Task =>
Each line that follows should be printed again exactly as it stands.

Provided material =>
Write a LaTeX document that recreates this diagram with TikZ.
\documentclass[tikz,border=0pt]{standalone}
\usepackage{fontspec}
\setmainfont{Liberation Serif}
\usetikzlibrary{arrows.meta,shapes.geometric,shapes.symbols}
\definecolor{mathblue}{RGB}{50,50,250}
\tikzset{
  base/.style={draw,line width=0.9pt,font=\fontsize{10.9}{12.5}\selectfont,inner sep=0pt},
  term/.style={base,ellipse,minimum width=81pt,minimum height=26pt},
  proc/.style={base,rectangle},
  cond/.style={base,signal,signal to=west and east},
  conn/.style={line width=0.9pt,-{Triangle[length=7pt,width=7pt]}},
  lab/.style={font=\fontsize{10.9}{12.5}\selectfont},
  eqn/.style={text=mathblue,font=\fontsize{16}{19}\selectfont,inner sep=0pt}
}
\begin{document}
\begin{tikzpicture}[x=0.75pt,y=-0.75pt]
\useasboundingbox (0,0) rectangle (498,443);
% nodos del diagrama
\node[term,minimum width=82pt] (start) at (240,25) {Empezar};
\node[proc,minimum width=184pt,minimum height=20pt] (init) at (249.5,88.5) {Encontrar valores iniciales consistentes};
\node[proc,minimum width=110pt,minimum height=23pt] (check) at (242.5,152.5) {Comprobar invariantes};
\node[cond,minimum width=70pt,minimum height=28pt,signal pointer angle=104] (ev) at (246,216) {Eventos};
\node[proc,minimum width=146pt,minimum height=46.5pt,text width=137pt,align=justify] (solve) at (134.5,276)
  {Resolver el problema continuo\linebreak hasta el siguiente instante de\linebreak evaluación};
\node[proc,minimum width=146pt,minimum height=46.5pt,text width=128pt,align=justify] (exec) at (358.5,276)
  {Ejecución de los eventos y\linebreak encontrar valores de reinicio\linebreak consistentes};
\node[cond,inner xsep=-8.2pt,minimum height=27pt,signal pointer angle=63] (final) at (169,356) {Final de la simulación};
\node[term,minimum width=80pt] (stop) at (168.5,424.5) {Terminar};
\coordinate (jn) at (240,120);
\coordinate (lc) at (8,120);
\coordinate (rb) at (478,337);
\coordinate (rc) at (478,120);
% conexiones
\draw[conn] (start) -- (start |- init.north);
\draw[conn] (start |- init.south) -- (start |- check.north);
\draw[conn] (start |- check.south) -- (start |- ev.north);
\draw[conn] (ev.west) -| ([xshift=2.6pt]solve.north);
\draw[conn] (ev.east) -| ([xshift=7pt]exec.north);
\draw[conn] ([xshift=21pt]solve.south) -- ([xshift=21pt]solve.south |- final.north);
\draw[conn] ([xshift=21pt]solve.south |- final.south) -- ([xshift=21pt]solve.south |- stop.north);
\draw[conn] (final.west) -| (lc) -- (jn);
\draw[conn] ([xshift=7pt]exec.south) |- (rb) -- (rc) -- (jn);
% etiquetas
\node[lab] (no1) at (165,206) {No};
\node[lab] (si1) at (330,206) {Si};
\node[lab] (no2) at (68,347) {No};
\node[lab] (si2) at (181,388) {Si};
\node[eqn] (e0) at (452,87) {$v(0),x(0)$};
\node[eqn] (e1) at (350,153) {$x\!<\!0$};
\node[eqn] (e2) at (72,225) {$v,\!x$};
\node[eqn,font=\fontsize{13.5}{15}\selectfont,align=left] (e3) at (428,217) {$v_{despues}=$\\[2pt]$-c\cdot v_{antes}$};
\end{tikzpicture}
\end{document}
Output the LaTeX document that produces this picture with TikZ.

Answer to the exercise =>
Write a LaTeX document that recreates this diagram with TikZ.
\documentclass[tikz,border=0pt]{standalone}
\usepackage{fontspec}
\setmainfont{Liberation Serif}
\usetikzlibrary{arrows.meta,shapes.geometric,shapes.symbols}
\definecolor{mathblue}{RGB}{50,50,250}
\tikzset{
  base/.style={draw,line width=0.9pt,font=\fontsize{10.9}{12.5}\selectfont,inner sep=0pt},
  term/.style={base,ellipse,minimum width=81pt,minimum height=26pt},
  proc/.style={base,rectangle},
  cond/.style={base,signal,signal to=west and east},
  conn/.style={line width=0.9pt,-{Triangle[length=7pt,width=7pt]}},
  lab/.style={font=\fontsize{10.9}{12.5}\selectfont},
  eqn/.style={text=mathblue,font=\fontsize{16}{19}\selectfont,inner sep=0pt}
}
\begin{document}
\begin{tikzpicture}[x=0.75pt,y=-0.75pt]
\useasboundingbox (0,0) rectangle (498,443);
% nodos del diagrama
\node[term,minimum width=82pt] (start) at (240,25) {Empezar};
\node[proc,minimum width=184pt,minimum height=20pt] (init) at (249.5,88.5) {Encontrar valores iniciales consistentes};
\node[proc,minimum width=110pt,minimum height=23pt] (check) at (242.5,152.5) {Comprobar invariantes};
\node[cond,minimum width=70pt,minimum height=28pt,signal pointer angle=104] (ev) at (246,216) {Eventos};
\node[proc,minimum width=146pt,minimum height=46.5pt,text width=137pt,align=justify] (solve) at (134.5,276)
  {Resolver el problema continuo\linebreak hasta el siguiente instante de\linebreak evaluación};
\node[proc,minimum width=146pt,minimum height=46.5pt,text width=128pt,align=justify] (exec) at (358.5,276)
  {Ejecución de los eventos y\linebreak encontrar valores de reinicio\linebreak consistentes};
\node[cond,inner xsep=-8.2pt,minimum height=27pt,signal pointer angle=63] (final) at (169,356) {Final de la simulación};
\node[term,minimum width=80pt] (stop) at (168.5,424.5) {Terminar};
\coordinate (jn) at (240,120);
\coordinate (lc) at (8,120);
\coordinate (rb) at (478,337);
\coordinate (rc) at (478,120);
% conexiones
\draw[conn] (start) -- (start |- init.north);
\draw[conn] (start |- init.south) -- (start |- check.north);
\draw[conn] (start |- check.south) -- (start |- ev.north);
\draw[conn] (ev.west) -| ([xshift=2.6pt]solve.north);
\draw[conn] (ev.east) -| ([xshift=7pt]exec.north);
\draw[conn] ([xshift=21pt]solve.south) -- ([xshift=21pt]solve.south |- final.north);
\draw[conn] ([xshift=21pt]solve.south |- final.south) -- ([xshift=21pt]solve.south |- stop.north);
\draw[conn] (final.west) -| (lc) -- (jn);
\draw[conn] ([xshift=7pt]exec.south) |- (rb) -- (rc) -- (jn);
% etiquetas
\node[lab] (no1) at (165,206) {No};
\node[lab] (si1) at (330,206) {Si};
\node[lab] (no2) at (68,347) {No};
\node[lab] (si2) at (181,388) {Si};
\node[eqn] (e0) at (452,87) {$v(0),x(0)$};
\node[eqn] (e1) at (350,153) {$x\!<\!0$};
\node[eqn] (e2) at (72,225) {$v,\!x$};
\node[eqn,font=\fontsize{13.5}{15}\selectfont,align=left] (e3) at (428,217) {$v_{despues}=$\\[2pt]$-c\cdot v_{antes}$};
\end{tikzpicture}
\end{document}
Output the LaTeX document that produces this picture with TikZ.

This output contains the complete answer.